§ **What the task requires**: Quote all lines below exactly. Images stay out.

§ **Data segment**:
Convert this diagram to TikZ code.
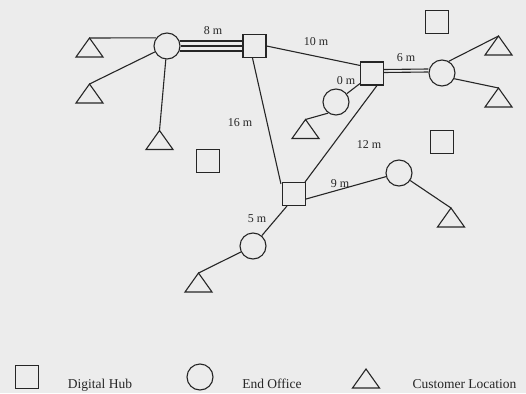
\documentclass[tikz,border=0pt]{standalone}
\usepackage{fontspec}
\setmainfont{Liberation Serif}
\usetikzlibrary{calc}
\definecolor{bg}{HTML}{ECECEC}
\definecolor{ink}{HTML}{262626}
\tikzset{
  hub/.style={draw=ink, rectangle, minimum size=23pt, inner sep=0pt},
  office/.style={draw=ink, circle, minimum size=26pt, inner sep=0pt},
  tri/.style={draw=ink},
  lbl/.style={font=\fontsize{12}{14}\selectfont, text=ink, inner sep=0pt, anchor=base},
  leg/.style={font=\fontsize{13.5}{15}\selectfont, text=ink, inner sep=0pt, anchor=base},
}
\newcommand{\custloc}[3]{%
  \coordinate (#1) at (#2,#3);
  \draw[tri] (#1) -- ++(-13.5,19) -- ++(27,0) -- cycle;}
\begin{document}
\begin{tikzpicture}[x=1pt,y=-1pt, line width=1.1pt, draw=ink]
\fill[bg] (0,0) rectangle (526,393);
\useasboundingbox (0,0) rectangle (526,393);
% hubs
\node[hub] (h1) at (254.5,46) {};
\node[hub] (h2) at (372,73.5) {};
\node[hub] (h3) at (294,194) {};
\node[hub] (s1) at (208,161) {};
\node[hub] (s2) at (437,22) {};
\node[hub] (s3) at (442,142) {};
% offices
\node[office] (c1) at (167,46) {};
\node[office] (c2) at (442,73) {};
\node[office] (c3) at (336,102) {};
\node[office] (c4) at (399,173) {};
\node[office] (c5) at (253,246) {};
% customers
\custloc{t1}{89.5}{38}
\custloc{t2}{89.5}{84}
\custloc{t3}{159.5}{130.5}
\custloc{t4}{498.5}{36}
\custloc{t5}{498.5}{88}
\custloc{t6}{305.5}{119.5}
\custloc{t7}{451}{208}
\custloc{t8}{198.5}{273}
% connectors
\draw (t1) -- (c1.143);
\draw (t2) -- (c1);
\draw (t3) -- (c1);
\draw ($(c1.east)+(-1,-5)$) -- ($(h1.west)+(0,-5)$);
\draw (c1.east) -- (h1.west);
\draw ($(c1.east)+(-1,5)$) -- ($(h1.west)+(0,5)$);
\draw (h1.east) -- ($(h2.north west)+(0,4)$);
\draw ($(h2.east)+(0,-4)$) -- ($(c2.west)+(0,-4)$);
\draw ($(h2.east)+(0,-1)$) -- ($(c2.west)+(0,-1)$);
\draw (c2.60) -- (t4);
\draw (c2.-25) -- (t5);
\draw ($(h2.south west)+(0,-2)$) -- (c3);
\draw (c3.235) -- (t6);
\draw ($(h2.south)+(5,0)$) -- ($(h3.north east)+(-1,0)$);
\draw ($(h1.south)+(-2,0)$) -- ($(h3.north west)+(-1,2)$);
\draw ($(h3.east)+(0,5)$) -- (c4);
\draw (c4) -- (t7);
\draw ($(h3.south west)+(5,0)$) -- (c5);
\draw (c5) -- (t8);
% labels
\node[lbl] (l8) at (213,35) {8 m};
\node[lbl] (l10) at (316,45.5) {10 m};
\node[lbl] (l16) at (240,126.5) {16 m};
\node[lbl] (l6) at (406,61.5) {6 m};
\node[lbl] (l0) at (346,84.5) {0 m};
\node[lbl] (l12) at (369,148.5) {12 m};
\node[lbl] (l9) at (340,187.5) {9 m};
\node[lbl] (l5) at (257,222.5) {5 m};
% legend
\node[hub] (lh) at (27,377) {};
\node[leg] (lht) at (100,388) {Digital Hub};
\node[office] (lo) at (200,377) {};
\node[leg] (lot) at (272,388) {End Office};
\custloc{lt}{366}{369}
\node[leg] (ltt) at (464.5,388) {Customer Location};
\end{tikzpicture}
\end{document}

§ **The answer**:
Convert this diagram to TikZ code.
\documentclass[tikz,border=0pt]{standalone}
\usepackage{fontspec}
\setmainfont{Liberation Serif}
\usetikzlibrary{calc}
\definecolor{bg}{HTML}{ECECEC}
\definecolor{ink}{HTML}{262626}
\tikzset{
  hub/.style={draw=ink, rectangle, minimum size=23pt, inner sep=0pt},
  office/.style={draw=ink, circle, minimum size=26pt, inner sep=0pt},
  tri/.style={draw=ink},
  lbl/.style={font=\fontsize{12}{14}\selectfont, text=ink, inner sep=0pt, anchor=base},
  leg/.style={font=\fontsize{13.5}{15}\selectfont, text=ink, inner sep=0pt, anchor=base},
}
\newcommand{\custloc}[3]{%
  \coordinate (#1) at (#2,#3);
  \draw[tri] (#1) -- ++(-13.5,19) -- ++(27,0) -- cycle;}
\begin{document}
\begin{tikzpicture}[x=1pt,y=-1pt, line width=1.1pt, draw=ink]
\fill[bg] (0,0) rectangle (526,393);
\useasboundingbox (0,0) rectangle (526,393);
% hubs
\node[hub] (h1) at (254.5,46) {};
\node[hub] (h2) at (372,73.5) {};
\node[hub] (h3) at (294,194) {};
\node[hub] (s1) at (208,161) {};
\node[hub] (s2) at (437,22) {};
\node[hub] (s3) at (442,142) {};
% offices
\node[office] (c1) at (167,46) {};
\node[office] (c2) at (442,73) {};
\node[office] (c3) at (336,102) {};
\node[office] (c4) at (399,173) {};
\node[office] (c5) at (253,246) {};
% customers
\custloc{t1}{89.5}{38}
\custloc{t2}{89.5}{84}
\custloc{t3}{159.5}{130.5}
\custloc{t4}{498.5}{36}
\custloc{t5}{498.5}{88}
\custloc{t6}{305.5}{119.5}
\custloc{t7}{451}{208}
\custloc{t8}{198.5}{273}
% connectors
\draw (t1) -- (c1.143);
\draw (t2) -- (c1);
\draw (t3) -- (c1);
\draw ($(c1.east)+(-1,-5)$) -- ($(h1.west)+(0,-5)$);
\draw (c1.east) -- (h1.west);
\draw ($(c1.east)+(-1,5)$) -- ($(h1.west)+(0,5)$);
\draw (h1.east) -- ($(h2.north west)+(0,4)$);
\draw ($(h2.east)+(0,-4)$) -- ($(c2.west)+(0,-4)$);
\draw ($(h2.east)+(0,-1)$) -- ($(c2.west)+(0,-1)$);
\draw (c2.60) -- (t4);
\draw (c2.-25) -- (t5);
\draw ($(h2.south west)+(0,-2)$) -- (c3);
\draw (c3.235) -- (t6);
\draw ($(h2.south)+(5,0)$) -- ($(h3.north east)+(-1,0)$);
\draw ($(h1.south)+(-2,0)$) -- ($(h3.north west)+(-1,2)$);
\draw ($(h3.east)+(0,5)$) -- (c4);
\draw (c4) -- (t7);
\draw ($(h3.south west)+(5,0)$) -- (c5);
\draw (c5) -- (t8);
% labels
\node[lbl] (l8) at (213,35) {8 m};
\node[lbl] (l10) at (316,45.5) {10 m};
\node[lbl] (l16) at (240,126.5) {16 m};
\node[lbl] (l6) at (406,61.5) {6 m};
\node[lbl] (l0) at (346,84.5) {0 m};
\node[lbl] (l12) at (369,148.5) {12 m};
\node[lbl] (l9) at (340,187.5) {9 m};
\node[lbl] (l5) at (257,222.5) {5 m};
% legend
\node[hub] (lh) at (27,377) {};
\node[leg] (lht) at (100,388) {Digital Hub};
\node[office] (lo) at (200,377) {};
\node[leg] (lot) at (272,388) {End Office};
\custloc{lt}{366}{369}
\node[leg] (ltt) at (464.5,388) {Customer Location};
\end{tikzpicture}
\end{document}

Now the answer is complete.